Italia

Maledetta domenica

Ci sono delle domeniche che apparentemente cominciano nel modo più normale e comune. Anche se quella è la tanto attesa domenica delle elezioni, a parte il rito delle urne, che effettivamente dà un pizzico di novità alla mattinata, tutto segue un filo regolare, classico, quasi rituale: un salto al market per acquistare qualcosa per il pranzo, poi un caffè al bar con la propria ragazza, infine il rientro a casa, perché alle 12:30 c’è Genoa-Cagliari. C’è da preparare il collegamento con la radio, dare in diretta le formazioni ufficiali e poi concentrarsi sulla cronaca per MondoSportivo. Nulla di eccezionale, insomma. Tutto secondo routine.

Purtroppo, però, il foglio con le formazioni è ancora sulla scrivania, la sfida fra rossoblù non si sarebbe giocata e quel collegamento alla radio avrebbe assunto ben altri toni, ben altri contenuti. Niente formazioni, solo cordoglio, la voce quasi rotta dalla commozione, il cuore in gola, il respiro affannato, le notizie in divenire riguardanti il possibile rinvio dell’intero turno di Serie A. Quella domenica così normale diventava di colpo mestamente unica e maledetta. Il volto di un ragazzo di 31 anni rimbalzava su tutte le emittenti televisive e su gran parte delle home del web. E restavo attonito, incredulo, ripetendomi che non poteva essere vero. Ma era troppo tardi per pensare che si trattasse di una bufala – magari lo fosse stato – ormai non si parlava d’altro. Era realtà purtroppo, una tristissima realtà.

Mentre attendevo le reazioni del mondo del calcio, vedevo in tv le lacrime di chi aveva conosciuto Davide Astori. E mi domandavo infinite volte come fosse possibile, come fosse possibile che un atleta professionista, costantemente sotto controllo medico, potesse morire così, da solo, in una camera d’albergo. Lontano dalla compagna e da quella bambina che dovrà crescere senza il proprio papà. Nel frattempo, la decisione ufficiale: non si gioca a Genova e in nessun altro stadio d’Italia. Per una volta ha prevalso il buon senso: sacrosanto che ci si fermi dinanzi a simili tragedie. E non rompano i coglioni quelli che dicono che il calcio è un’azienda e che lo spettacolo comunque deve andare avanti.

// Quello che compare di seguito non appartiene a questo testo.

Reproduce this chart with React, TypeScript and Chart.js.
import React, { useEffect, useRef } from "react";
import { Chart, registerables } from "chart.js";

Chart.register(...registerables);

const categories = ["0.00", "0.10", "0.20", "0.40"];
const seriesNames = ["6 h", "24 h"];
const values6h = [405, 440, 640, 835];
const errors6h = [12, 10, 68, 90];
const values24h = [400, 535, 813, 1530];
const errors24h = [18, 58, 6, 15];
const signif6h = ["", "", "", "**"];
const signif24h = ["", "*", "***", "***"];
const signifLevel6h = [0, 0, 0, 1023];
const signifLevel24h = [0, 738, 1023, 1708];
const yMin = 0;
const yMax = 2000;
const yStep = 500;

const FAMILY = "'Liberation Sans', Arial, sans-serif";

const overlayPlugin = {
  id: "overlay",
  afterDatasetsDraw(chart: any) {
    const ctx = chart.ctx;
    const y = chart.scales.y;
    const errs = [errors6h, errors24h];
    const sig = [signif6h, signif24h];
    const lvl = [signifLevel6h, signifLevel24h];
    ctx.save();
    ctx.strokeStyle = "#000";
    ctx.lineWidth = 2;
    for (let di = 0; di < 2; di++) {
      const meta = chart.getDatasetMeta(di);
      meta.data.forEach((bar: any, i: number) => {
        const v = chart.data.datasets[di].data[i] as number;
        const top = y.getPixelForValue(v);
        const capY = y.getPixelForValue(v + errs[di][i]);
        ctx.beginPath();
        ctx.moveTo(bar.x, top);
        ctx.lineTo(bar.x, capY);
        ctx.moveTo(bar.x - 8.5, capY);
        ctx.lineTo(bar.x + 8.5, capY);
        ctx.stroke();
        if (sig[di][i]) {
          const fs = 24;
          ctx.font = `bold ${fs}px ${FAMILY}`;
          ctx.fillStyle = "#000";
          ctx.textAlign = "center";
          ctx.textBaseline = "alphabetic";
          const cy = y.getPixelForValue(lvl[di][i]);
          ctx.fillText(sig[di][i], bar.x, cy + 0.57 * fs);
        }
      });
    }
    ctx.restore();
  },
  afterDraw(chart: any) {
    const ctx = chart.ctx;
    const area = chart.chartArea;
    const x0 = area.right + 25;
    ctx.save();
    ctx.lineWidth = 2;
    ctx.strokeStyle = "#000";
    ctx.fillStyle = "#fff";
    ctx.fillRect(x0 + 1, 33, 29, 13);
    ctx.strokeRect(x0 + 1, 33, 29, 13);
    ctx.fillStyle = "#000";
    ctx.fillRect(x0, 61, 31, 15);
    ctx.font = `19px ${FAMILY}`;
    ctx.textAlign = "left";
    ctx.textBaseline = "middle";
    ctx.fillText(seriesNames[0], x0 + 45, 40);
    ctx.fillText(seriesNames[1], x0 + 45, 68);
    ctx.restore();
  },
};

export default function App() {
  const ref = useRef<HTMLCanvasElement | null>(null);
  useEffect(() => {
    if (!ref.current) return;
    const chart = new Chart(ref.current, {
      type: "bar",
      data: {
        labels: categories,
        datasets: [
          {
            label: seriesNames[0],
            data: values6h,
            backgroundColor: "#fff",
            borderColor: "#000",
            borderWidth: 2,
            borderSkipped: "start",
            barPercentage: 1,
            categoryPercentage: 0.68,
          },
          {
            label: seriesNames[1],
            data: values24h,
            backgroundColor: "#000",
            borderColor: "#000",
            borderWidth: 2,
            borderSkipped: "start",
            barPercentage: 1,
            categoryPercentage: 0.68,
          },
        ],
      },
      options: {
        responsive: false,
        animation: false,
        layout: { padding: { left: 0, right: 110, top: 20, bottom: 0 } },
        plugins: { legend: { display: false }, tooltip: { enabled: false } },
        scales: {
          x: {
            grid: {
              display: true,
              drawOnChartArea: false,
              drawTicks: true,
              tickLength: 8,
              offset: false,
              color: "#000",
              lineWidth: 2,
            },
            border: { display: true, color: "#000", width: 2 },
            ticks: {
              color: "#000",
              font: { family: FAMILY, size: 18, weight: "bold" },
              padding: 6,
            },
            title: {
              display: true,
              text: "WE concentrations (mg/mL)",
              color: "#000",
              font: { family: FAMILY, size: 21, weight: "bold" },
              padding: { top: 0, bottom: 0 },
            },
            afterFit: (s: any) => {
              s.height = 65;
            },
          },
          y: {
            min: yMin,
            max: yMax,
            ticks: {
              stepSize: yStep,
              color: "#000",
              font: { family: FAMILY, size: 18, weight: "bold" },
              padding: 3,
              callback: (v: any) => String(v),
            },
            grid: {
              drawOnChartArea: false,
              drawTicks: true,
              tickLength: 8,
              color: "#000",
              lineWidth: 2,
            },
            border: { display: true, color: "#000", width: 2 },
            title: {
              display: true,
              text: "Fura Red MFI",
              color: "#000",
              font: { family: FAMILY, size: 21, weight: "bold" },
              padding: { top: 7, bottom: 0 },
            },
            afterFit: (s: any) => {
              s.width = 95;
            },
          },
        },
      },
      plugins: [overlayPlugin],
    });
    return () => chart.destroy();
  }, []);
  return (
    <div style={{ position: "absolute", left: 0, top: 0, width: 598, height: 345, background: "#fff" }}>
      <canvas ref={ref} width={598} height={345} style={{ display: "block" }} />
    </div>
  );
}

Davide era un professionista affermato e stimato, come possiamo pretendere che i colleghi, i suoi amici, inseguano un pallone in un giorno così triste? Perché in fondo il calcio è anche un gioco, ricordiamocelo. Chi ha conosciuto Astori giura si trattasse di un ragazzo semplice, sempre sorridente, mai al di sopra delle righe. Capitano non a caso, un leader silenzioso e di tutto rispetto, uno che la Nazionale se l’era conquistata col sudore. E se penso allo scorso 22 dicembre, quando mi passò accanto nella zona mista della Sardegna Arena, ricordo che sorrise e salutò, con classe e stile. D’altronde, Cagliari è stata la sua casa, in Sardegna ha vissuto sei anni, assaporando per la prima volta il successo. E ha saputo farsi volere bene.

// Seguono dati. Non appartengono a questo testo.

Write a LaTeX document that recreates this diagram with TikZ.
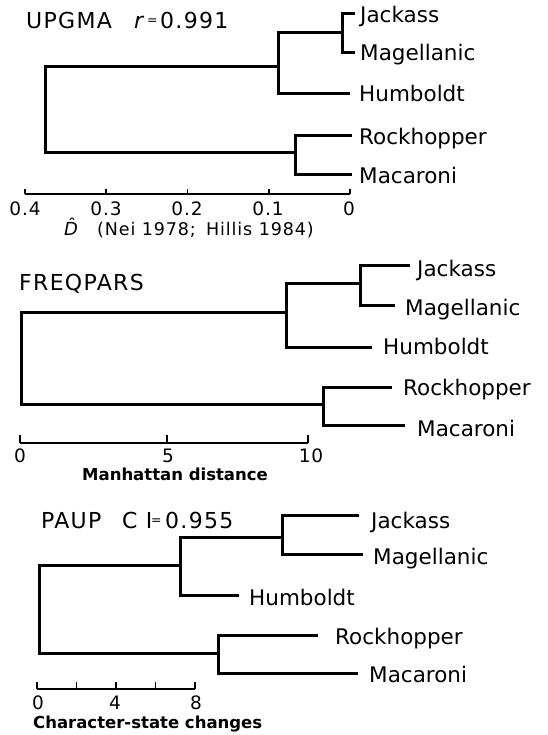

Niente pallone per un giorno, quindi. L’unica cosa da fare era restare in silenzio, lasciare gli stadi vuoti e le scarpette nei borsoni. E chi se ne frega quando verrà recuperata la ventisettesima giornata. Oggi, ventiquattro ore dopo, fra i primi pensieri c’è ancora la tragedia di ieri, quel silenzio incredulo di una domenica maledetta che difficilmente dimenticheremo.